Improved Kalman-based attitude estimation framework for UAVs via an antenna array

Abstract

Accurate attitude estimation is crucial for Unmanned Aerial Vehicles (UAVs) in order to facilitate automated activities such as landing or trajectory tracking. Recently antenna array based communication systems have been installed in UAVs. This array structure can also be applied for attitude estimation by computing the line-of-sight (LOS) path between the base station and UAV. In this paper, we propose a complete framework for attitude estimation by exploiting 3D LOS vector obtained from the antenna array system.

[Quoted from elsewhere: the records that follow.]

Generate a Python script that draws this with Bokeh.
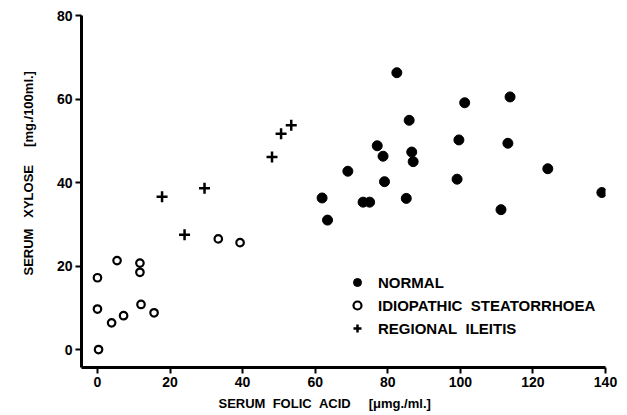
from bokeh.plotting import figure
from bokeh.models import Legend, LegendItem, Range1d, FixedTicker, Title
from bokeh.embed import file_html
from bokeh.resources import INLINE

# Serum folic acid (µmg./ml.) vs serum xylose (mg./100ml.)
normal_x = [82.5, 85.9, 77.1, 78.7, 86.6, 87.0, 69.0, 79.1, 61.9, 73.2, 75.0,
            85.1, 63.4, 101.2, 113.7, 99.6, 113.1, 124.1, 99.1, 139.0, 111.2]
normal_y = [66.3, 54.9, 48.8, 46.3, 47.3, 45.0, 42.7, 40.2, 36.3, 35.3, 35.3,
            36.2, 31.0, 59.1, 60.5, 50.2, 49.4, 43.3, 40.8, 37.6, 33.5]

steat_x = [0.0, 5.4, 11.7, 11.7, 0.0, 3.9, 7.2, 12.0, 15.6, 0.3, 33.3, 39.3]
steat_y = [17.2, 21.3, 20.7, 18.5, 9.7, 6.4, 8.1, 10.8, 8.8, 0.0, 26.5, 25.6]

ileitis_x = [17.8, 29.5, 24.0, 50.6, 53.4, 48.1]
ileitis_y = [36.6, 38.6, 27.5, 51.7, 53.7, 46.1]

x_ticks = [0, 20, 40, 60, 80, 100, 120, 140]
y_ticks = [0, 20, 40, 60, 80]

NB = "\u00a0"
labels = ["NORMAL", "IDIOPATHIC" + NB * 2 + "STEATORRHOEA", "REGIONAL" + NB * 2 + "ILEITIS"]
x_title = "SERUM" + NB * 2 + "FOLIC" + NB * 2 + "ACID" + NB * 5 + "[\u03bcmg./ml.]"
y_title = "SERUM" + NB * 3 + "XYLOSE" + NB * 5 + "[mg./100ml.]"

FONT = "Liberation Sans"

p = figure(width=619, height=415, output_backend="svg", toolbar_location=None,
           x_range=Range1d(-4.4, 140), y_range=Range1d(-4.3, 80),
           min_border_left=81, min_border_right=14, min_border_top=15,
           min_border_bottom=48)
p.outline_line_color = None
p.xgrid.visible = False
p.ygrid.visible = False
p.background_fill_color = "white"

for ax, ticks in ((p.xaxis[0], x_ticks), (p.yaxis[0], y_ticks)):
    ax.ticker = FixedTicker(ticks=ticks)
    ax.axis_line_width = 3
    ax.axis_line_color = "black"
    ax.major_tick_line_width = 2
    ax.major_tick_line_color = "black"
    ax.major_tick_in = 0
    ax.major_tick_out = 6
    ax.minor_tick_line_color = None
    ax.major_label_text_font = FONT
    ax.major_label_text_font_style = "bold"
    ax.major_label_text_font_size = "14px"
    ax.major_label_text_color = "black"
    ax.major_label_standoff = 3

r_norm = p.scatter(normal_x, normal_y, marker="circle", size=10,
                   fill_color="black", line_color="black")
r_steat = p.scatter(steat_x, steat_y, marker="circle", size=7.5,
                    fill_color="white", line_color="black", line_width=2.2)
r_ile = p.scatter(ileitis_x, ileitis_y, marker="cross", size=11,
                  line_color="black", line_width=2.5)

legend = Legend(items=[LegendItem(label=labels[0], renderers=[r_norm]),
                       LegendItem(label=labels[1], renderers=[r_steat]),
                       LegendItem(label=labels[2], renderers=[r_ile])],
                location=(266, 29), padding=0, margin=0, spacing=3,
                glyph_width=20, glyph_height=20, label_height=20,
                label_standoff=11, border_line_color=None,
                background_fill_alpha=0, label_text_color="black",
                label_text_font=FONT, label_text_font_style="bold",
                label_text_font_size="15px")
p.add_layout(legend, "center")

p.add_layout(Title(text=x_title, align="left", offset=137, standoff=8,
                   text_font=FONT, text_font_style="bold",
                   text_font_size="13px", text_color="black"), "below")
p.add_layout(Title(text=y_title, align="left", offset=92, standoff=35,
                   text_font=FONT, text_font_style="bold",
                   text_font_size="13px", text_color="black"), "left")

open("out.html", "w").write(file_html(p, INLINE))
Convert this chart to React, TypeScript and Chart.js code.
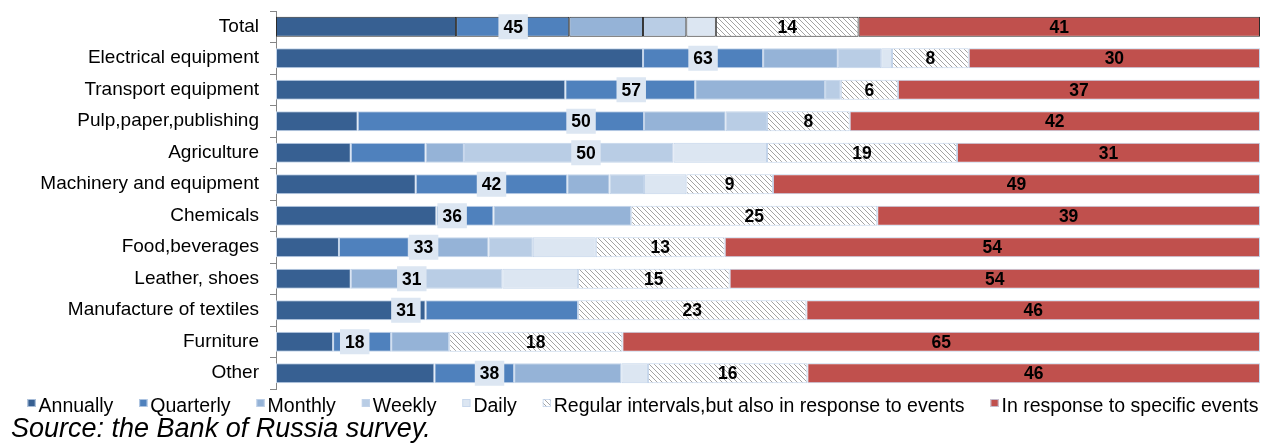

We present all the steps to incorporate the estimated LOS vector into the TRIaxial Attitude Determination (TRIAD), QUaternion ESTimator (QUEST) and Kalman algorithms. As an additional contribution, the error covariance matrix of the LOS vector is analytically calculated by first finding the phase shift mean squared error using the known perturbation model from Singular Value Decomposition and assuming that the antenna array measured data error can be modeled as a circularly symmetric white noise. We evaluate five array configurations via Monte Carlo simulations. We show that array configurations that provide orthogonal components of the LOS vector achieve a better performance. The usage of more than three pairs of antennas to improve the estimation of the LOS vector is also proposed for low and intermediate signal-to-noise ratio regimes.